A joke by another name would be as awesome.

Remember the first time you saw the word “meme”? How did you say it?
I thought it was pronounced “me – me” (like “It’s a- me, Mario!”) or “même” (meh-m) like French.
English is a silly language, so words you’ve seen but haven’t heard can be tricky.
And internet English is even more so.
Crash cut to me in the break room. A younger coworker drew a 🐸 and a ☕ on the big whiteboard. Scribbled under an inspirational quote, next to a report of how badly we failed the day before.
“What is that?” I asked, “What does it mean?”
“I don’t know… sort of like: That’s none of my business.”
“Frog-cup means: That’s none of my business?”
I felt like an Archaeologist-Anthropologist stumbling into Pompeii. What happened here?!
“Well, it’s Kermit the Frog drinking Lipton Tea,” they explained.

“Yes… of course it is,” I said cluelessly, “But I need you to start at the beginning.”
All The World’s A Meme
First came cave memes.

Egypt memes.

Street memes.

Then Ascii Art <( o.0)> (see the ASCII Art Archive, doing the Lord’s work).

Followed by Philosoraptor and Good Guy Greg. Grumpy Cat and the fill-in-the-blank format.

Culminating in GIFs, which are the highest form of art humans will ever achieve.

Then emojis, which are essentially hieroglyphs again. 🐸☕
I’d need a Gen Alpha child to take over the timeline here. But they’re loving deep-fried visuals, absurdist nonsense, and super loud sounds, I think?
To Thine Own Meme be True
In my experience, people want two things: to be safe and to feel seen.
Memes = inclusion. Being in on the joke. The in-crowd shorthand.
“Hey, I know that feeling/show/format!”
It’s how young people in the 1920s started saying “hip.” And my 6th-grade teacher didn’t understand how “bitch” could refer to men.
Language as a form of rebellion and inclusion. “Kids these days” vs *knowing thumbs up.*

The voice of my generation.
Yes, I stopped typing “xD” but they can pry “🤣 and 😅” out of my cold, dead hands.
Showing your age isn’t a sin. Owning it can be freeing (it’s some people’s whole brand — which might be exhausting).
It’s totally okay to be out of the loop. There are SO MANY loops. You can’t be in all of them.
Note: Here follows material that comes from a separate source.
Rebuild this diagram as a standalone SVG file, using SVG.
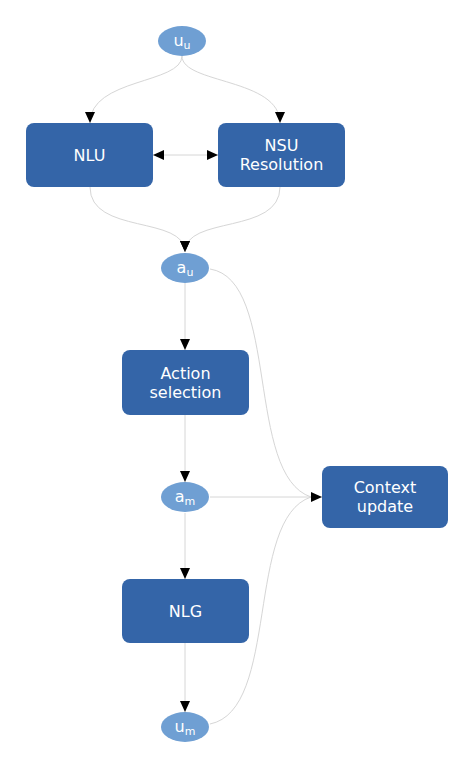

But you should take the occasional trip through new loops. To keep your neurons firing and your empathy flowing.
Remember when your teacher said, “If you read a word you don’t know, look it up!” And you never did?
Because the dictionary was too far away, you’d Do it Later™, etc.
It’s the same now as it was then: You don’t have to know everything, you just need to know how to learn.
When in doubt: Know Your Meme.
But, it’s the same now as it was then… you’ll probably Do it Later™.
To Meme or Not to Meme (Corporate Edition)
The Wendy’s vs Burger King beef was a shedding of the clean-cut corporate voice. The embracing of a clever, conversational, and cutting “social media” tone.
It was fun and seemed genuine (or at least entertaining) at the time. And because it worked, it got copied, and became #cringe AS SOON as more marketing departments got ahold of it.
But such is life. Always.
A capitalist scrambling into every space, trying frantically to turn fun into dollars.

But we don’t need to let them. And I don’t think they get it anyway.
We Are Such Stuff as Memes are Made On
A top-hat, slam poetry moment:
Memes, like all art, are culture reflected. A barometer of human resilience and rebellion.
What makes us laugh and why.
Fluid parodies and connections that spread organically exactly where they’re needed.
Marketing could never and will never control it.
That’s why strategists follow so doggedly behind. Grasping at the coattails of what makes people feel seen.
Memes are the Soul of Wit
So rawr and Skibbidy your little hearts out, you hip cats.
One man’s cringe is another man’s treasure.